En Inde, l’Etat du Sikkim
(Himalaya) est devenu la première région où l’agriculture est exclusivement
biologique. Au-delà du symbole, le pays est en passe de devenir un producteur
incontournable de produits bios. Serait-ce la seconde « révolution verte »
indienne ?
En 2003, le gouvernement du Sikkim (dirigé par Pawan Chamling) a décidé deconvertir l’intégralité du
territoire à l’agriculture biologique. Il applique ainsi le
« programme national pour l’agriculture biologique », chargé
d’intégrer les standards internationaux CODEX ou IFOAM (International
Foundation for Organic Agriculture). Aujourd'hui, les standards indiens sont
notamment reconnus par l’Union européenne, la Suisse et les Etats-Unis.
Etat de
l’Himalaya, le Sikkim possède une biodiversité remarquable : 30 % de ce territoire forestier sont classés en
réserve. Cependant, les équilibres sont fortement menacés par le changement
climatique et une volonté collective d’exemplarité a émergé, aboutissant à des
mesures écologiques radicales (le centre-ville de Gangtok - la capitale - est
interdit aux voitures et les sacs en plastique ont été éradiqués !). Pour
passer au 100 % bio, l’importation de produits chimiques agricoles a été
restreinte, puis leur utilisation tout bonnement interdite. En outre, leur
usage était déjà faible dans ces exploitations familiales et traditionnelles.

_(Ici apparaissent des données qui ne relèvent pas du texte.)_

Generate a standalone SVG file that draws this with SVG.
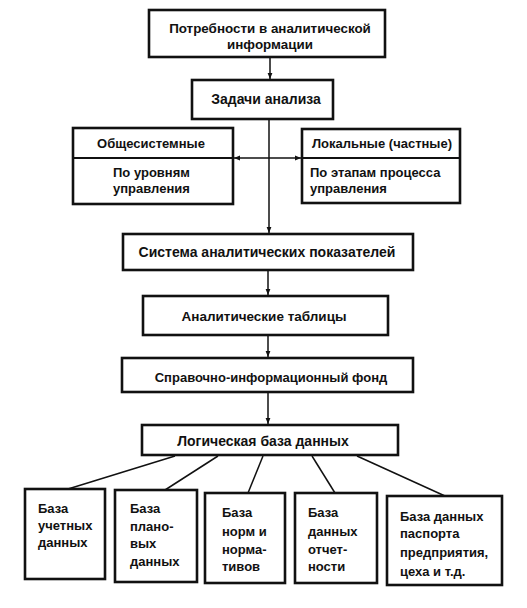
<svg xmlns="http://www.w3.org/2000/svg" width="527" height="608" viewBox="0 0 527 608">
<defs>
<marker id="ah" viewBox="0 0 10 10" refX="10" refY="5" markerWidth="6" markerHeight="7" orient="auto-start-reverse" markerUnits="userSpaceOnUse">
<path d="M0,1 L10,5 L0,9 Z" fill="#111"/>
</marker>
<style>
.b{fill:#fff;stroke:#111;stroke-width:2.6}
.t{font-family:"Liberation Sans",Arial,sans-serif;font-weight:bold;font-size:13px;fill:#111}
.c{text-anchor:middle}
.l{fill:none;stroke:#111;stroke-width:1.5}
.big{font-size:14px}
</style>
</defs>
<rect width="527" height="608" fill="#fff"/>
<g id="connectors">
<line class="l" x1="270" y1="58" x2="270" y2="79" marker-end="url(#ah)"/>
<line class="l" x1="269" y1="120" x2="269" y2="233" marker-end="url(#ah)"/>
<line class="l" x1="234" y1="158" x2="301" y2="158" marker-start="url(#ah)" marker-end="url(#ah)"/>
<line class="l" x1="268" y1="271" x2="268" y2="295" marker-end="url(#ah)"/>
<line class="l" x1="268" y1="336" x2="268" y2="357" marker-end="url(#ah)"/>
<line class="l" x1="268" y1="393" x2="268" y2="424" marker-end="url(#ah)"/>
<line class="l" x1="175" y1="456" x2="68" y2="489"/>
<line class="l" x1="218" y1="456" x2="165" y2="490"/>
<line class="l" x1="263" y1="456" x2="248" y2="493"/>
<line class="l" x1="312" y1="456" x2="335" y2="493"/>
<line class="l" x1="357" y1="456" x2="445" y2="496"/>
</g>
<g id="n1"><rect class="b" x="149" y="10" width="236" height="47"/>
<text class="t c" x="270" y="33" style="font-size:13.4px">Потребности в аналитической</text>
<text class="t c" x="270" y="49" style="font-size:13.4px">информации</text></g>
<g id="n2"><rect class="b" x="192" y="80" width="141" height="39"/>
<text class="t c big" x="266" y="104">Задачи анализа</text></g>
<g id="n3"><rect class="b" x="73" y="128" width="160" height="76"/>
<line x1="73" y1="158" x2="233" y2="158" stroke="#111" stroke-width="2"/>
<text class="t c" x="151" y="148">Общесистемные</text>
<text class="t" x="113" y="177">По уровням</text>
<text class="t" x="113" y="193">управления</text></g>
<g id="n4"><rect class="b" x="302" y="129" width="158" height="74"/>
<line x1="302" y1="158" x2="460" y2="158" stroke="#111" stroke-width="2"/>
<text class="t c" x="382" y="148">Локальные (частные)</text>
<text class="t" x="310" y="177">По этапам процесса</text>
<text class="t" x="310" y="193">управления</text></g>
<g id="n5"><rect class="b" x="123" y="234" width="290" height="36"/>
<text class="t c big" x="267" y="257">Система аналитических показателей</text></g>
<g id="n6"><rect class="b" x="143" y="296" width="245" height="39"/>
<text class="t c" x="264" y="321" style="font-size:13.5px">Аналитические таблицы</text></g>
<g id="n7"><rect class="b" x="122" y="358" width="291" height="34"/>
<text class="t c" x="271" y="382">Справочно-информационный фонд</text></g>
<g id="n8"><rect class="b" x="142" y="425" width="256" height="30"/>
<text class="t c big" x="263" y="446">Логическая база данных</text></g>
<g id="n9"><rect class="b" x="25" y="489" width="80" height="90"/>
<text class="t" x="38" y="513">База</text>
<text class="t" x="38" y="530">учетных</text>
<text class="t" x="38" y="547">данных</text></g>
<g id="n10"><rect class="b" x="115" y="490" width="82" height="92"/>
<text class="t" x="130" y="513">База</text>
<text class="t" x="130" y="531">плано-</text>
<text class="t" x="130" y="548">вых</text>
<text class="t" x="130" y="566">данных</text></g>
<g id="n11"><rect class="b" x="205" y="493" width="80" height="90"/>
<text class="t" x="222" y="517">База</text>
<text class="t" x="222" y="536">норм и</text>
<text class="t" x="222" y="554">норма-</text>
<text class="t" x="222" y="571">тивов</text></g>
<g id="n12"><rect class="b" x="295" y="493" width="82" height="90"/>
<text class="t" x="308" y="517">База</text>
<text class="t" x="308" y="536">данных</text>
<text class="t" x="308" y="554">отчет-</text>
<text class="t" x="308" y="571">ности</text></g>
<g id="n13"><rect class="b" x="387" y="496" width="115" height="89"/>
<text class="t" x="400" y="521">База данных</text>
<text class="t" x="400" y="538">паспорта</text>
<text class="t" x="400" y="557">предприятия,</text>
<text class="t" x="400" y="576">цеха и т.д.</text></g>
</svg>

En janvier, Le Premier ministre Narendra Modi a donc annoncé que la totalité des 75 000 hectares de terres agricoles sont certifiés
bio.
L’enjeu est également touristique, puisque des
tours opérateurs proposent aux touristes de cueillir et cuisiner les légumes
bios des fermes du Sikkim. C’est donc une démarche globale qui se poursuit
: depuis 1997, le gouvernement du Sikkim s’est
aussi fortement engagé dans l’éco-tourisme, la
reforestation et les énergies renouvelables.
Des
infrastructures en développement
Grâce à la diversité des terres et du climat (à la fois tempéré,
montagnard et tropical), la région du Sikkim produirait environ 80 000 tonnes de produits agricoles :
cardamone, gingembre, curcuma, légumes de saison, fleurs, mandarines, kiwis,
sarrasin, maïs et millet.
La région compte 62 000 familles
productrices qui possèdent
moins de deux hectares de terres. Des certifications groupées ont été réalisées
pour permettre l’accès au label pour tous. De plus, les agriculteurs ont eu
accès à des formations continues et un nouveau diplôme d’agriculture biologique
(dispensé par l’Indira Gandhi National Open University). Pour les encourager
sur la voie du bio, l’Etat a développé des infrastructures. Le transport et la
commercialisation des produits ont été ainsi grandement améliorés. Une usine de
fertilisants bios a même été installée dans le village de Majitar pour
remplacer les amendements traditionnels.
L’Inde devient
un poids lourds du bio
Cette dynamique régionale traduit une orientation nationale
plutôt offensive. En 2014, l’Inde a produit 1,24 millions de tonnes de
produits bios : riz basmati, épices, fruits secs, miel, thé, céréales,
coton (le pays fournirait 74% du coton bio mondial)… Le marché intérieur
progresse petit à petit, de même que les exportations : les Indiens ont exporté 135 produits bio différents dans le monde
pour un montant de 403 millions d’US $. L’Europe représente la moitié des volumes, puis
viennent le Canada, les Etats-Unis et l’Asie. Les exportations sont gérées par
l’Autorité de Développement de l’Exportation de Denrées Alimentaires (APEDA,
organisme d’Etat) qui a également pour mission de développer le marketing de
ces produits bio, de réguler les productions et de mettre en place un réseau de
fermes pilotes.
En 2014, l’Inde comptabilisait 4,72
millions d’hectares certifiés (dont « seulement » 0,72 millions
cultivables), ce qui le plaçait à la dixième place mondiale selon l’IFOAM. La
progression ne va pas ralentir, puisque de nombreux autres Etats (Mizoram,
Arunachal Pradesh et le Kerala) se sont engagés à devenir entièrement bio à
leur tour dans les prochaines années. Déjà en 2012, le salon international
Biofach avait mis à l’honneur les producteurs indiens.